§ WORK INSTRUCTIONS: Take each line containing the word "script" and copy it.

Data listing
____

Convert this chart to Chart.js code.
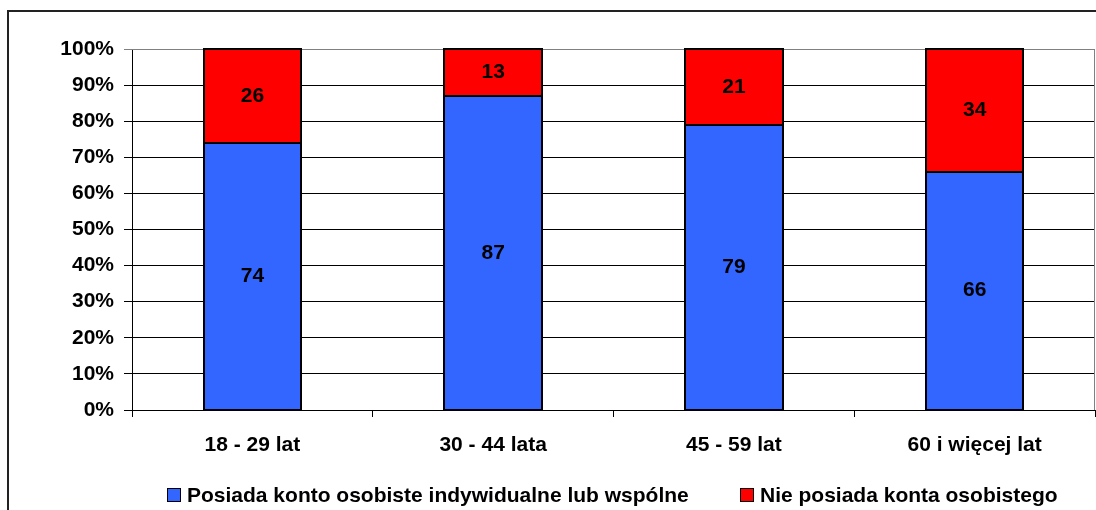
<!DOCTYPE html>
<html><head><meta charset="utf-8">
<script src="https://cdn.jsdelivr.net/npm/chart.js@4.4.0/dist/chart.umd.min.js"></script>
<style>
html,body{margin:0;padding:0;background:#fff;}
#wrap{position:relative;width:1096px;height:510px;overflow:hidden;}
#frame{position:absolute;left:7px;top:10px;width:1200px;height:600px;border-left:2px solid #222;border-top:2px solid #222;}
canvas{position:absolute;left:0;top:0;}
.leg{position:absolute;top:483px;font:bold 21px "Liberation Sans",Arial,sans-serif;color:#000;white-space:nowrap;}
.leg i{display:inline-block;width:12px;height:12px;border:1.5px solid #000;margin-right:6px;vertical-align:0px;}
</style></head><body>
<div id="wrap">
<div id="frame"></div>
<canvas id="c" width="1096" height="510"></canvas>
<div class="leg" style="left:167px"><i style="background:#3366FF"></i>Posiada konto osobiste indywidualne lub wspólne</div>
<div class="leg" style="left:740px"><i style="background:#FF0000"></i>Nie posiada konta osobistego</div>
</div>
<script>
const categories = ["18 - 29 lat", "30 - 44 lata", "45 - 59 lat", "60 i więcej lat"];
const seriesHas = [74, 87, 79, 66];
const seriesHasNot = [26, 13, 21, 34];
const seriesNames = ["Posiada konto osobiste indywidualne lub wspólne", "Nie posiada konta osobistego"];
const yTicks = [0,10,20,30,40,50,60,70,80,90,100];

const FONT = {family:'"Liberation Sans", Arial, sans-serif', size:21, weight:'bold'};

const labelPlugin = {
  id:'segLabels',
  afterDatasetsDraw(chart){
    const ctx = chart.ctx;
    ctx.save();
    // outlines of each segment
    ctx.strokeStyle = '#000';
    ctx.lineWidth = 2;
    chart.data.datasets.forEach((ds, di) => {
      const meta = chart.getDatasetMeta(di);
      meta.data.forEach((bar) => {
        const p = bar.getProps(['x','y','base','width'], true);
        const l = Math.round(p.x - p.width/2), r = Math.round(p.x + p.width/2);
        const t = Math.round(Math.min(p.y, p.base)), b = Math.round(Math.max(p.y, p.base));
        ctx.strokeRect(l, t, r - l, b - t);
      });
    });
    ctx.font = 'bold 21px "Liberation Sans", Arial, sans-serif';
    ctx.fillStyle = '#000';
    ctx.textAlign = 'center';
    ctx.textBaseline = 'middle';
    chart.data.datasets.forEach((ds, di) => {
      const meta = chart.getDatasetMeta(di);
      meta.data.forEach((bar, i) => {
        const p = bar.getProps(['x','y','base'], true);
        ctx.fillText(String(ds.data[i]), p.x, (p.y + p.base)/2);
      });
    });
    ctx.restore();
  }
};
const borderPlugin = {
  id:'plotBorder',
  beforeDatasetsDraw(chart){
    const a = chart.chartArea, ctx = chart.ctx;
    ctx.save();
    ctx.strokeStyle = '#808080';
    ctx.lineWidth = 1;
    ctx.beginPath();
    ctx.moveTo(a.left, a.top + 0.5);
    ctx.lineTo(a.right - 0.5, a.top + 0.5);
    ctx.lineTo(a.right - 0.5, a.bottom);
    ctx.stroke();
    ctx.restore();
  }
};

new Chart(document.getElementById('c'), {
  type:'bar',
  data:{
    labels: categories,
    datasets:[
      {label: seriesNames[0], data: seriesHas, backgroundColor:'#3366FF', borderWidth:0},
      {label: seriesNames[1], data: seriesHasNot, backgroundColor:'#FF0000', borderWidth:0}
    ]
  },
  options:{
    responsive:false,
    animation:false,
    devicePixelRatio:1,
    layout:{padding:{top:49, right:1, left:0, bottom:0}},
    datasets:{bar:{categoryPercentage:1, barPercentage:0.405}},
    plugins:{legend:{display:false}, tooltip:{enabled:false}},
    scales:{
      x:{
        stacked:true,
        afterFit(s){ s.height = 100; },
        grid:{offset:true, drawOnChartArea:false, color:'#000', tickLength:7},
        border:{color:'#000', width:1},
        ticks:{color:'#000', font:FONT, padding:16, maxRotation:0}
      },
      y:{
        stacked:true,
        min:0, max:100,
        afterFit(s){ s.width = 132; },
        afterBuildTicks(s){ s.ticks = yTicks.map(v => ({value:v})); },
        grid:{color:(c)=> c.tick && c.tick.value===100 ? '#808080' : '#000', tickLength:8, drawTicks:true},
        border:{color:'#000', width:1},
        ticks:{color:'#000', font:FONT, padding:10, callback:(v)=> v + '%'}
      }
    }
  },
  plugins:[labelPlugin, borderPlugin]
});
</script>
</body></html>
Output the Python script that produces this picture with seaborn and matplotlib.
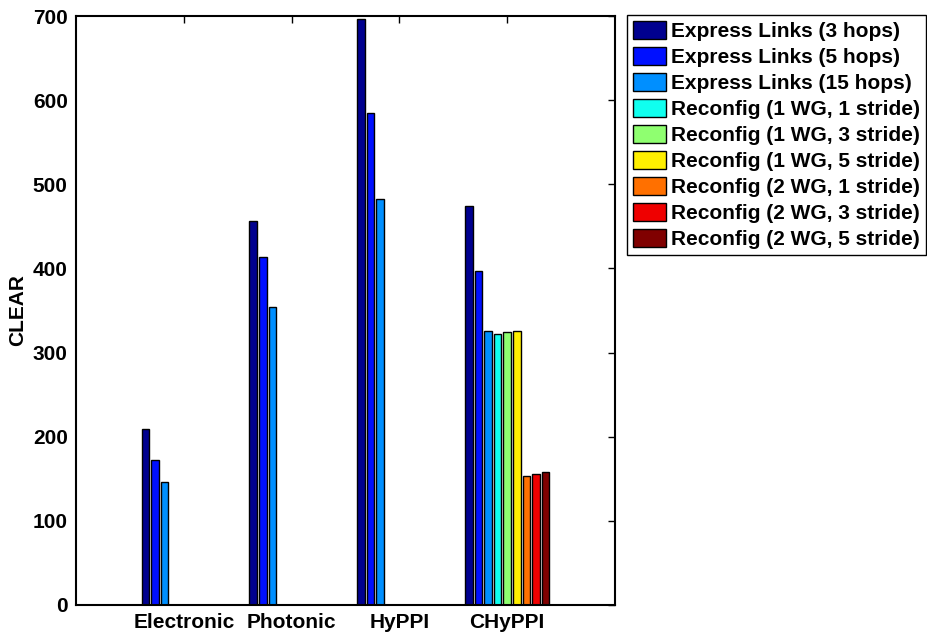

____

§ ANSWER FOR THE TASK:
<script src="https://cdn.jsdelivr.net/npm/chart.js@4.4.0/dist/chart.umd.min.js"></script>
<script>
</script>
Output the Python script that produces this picture with seaborn and matplotlib.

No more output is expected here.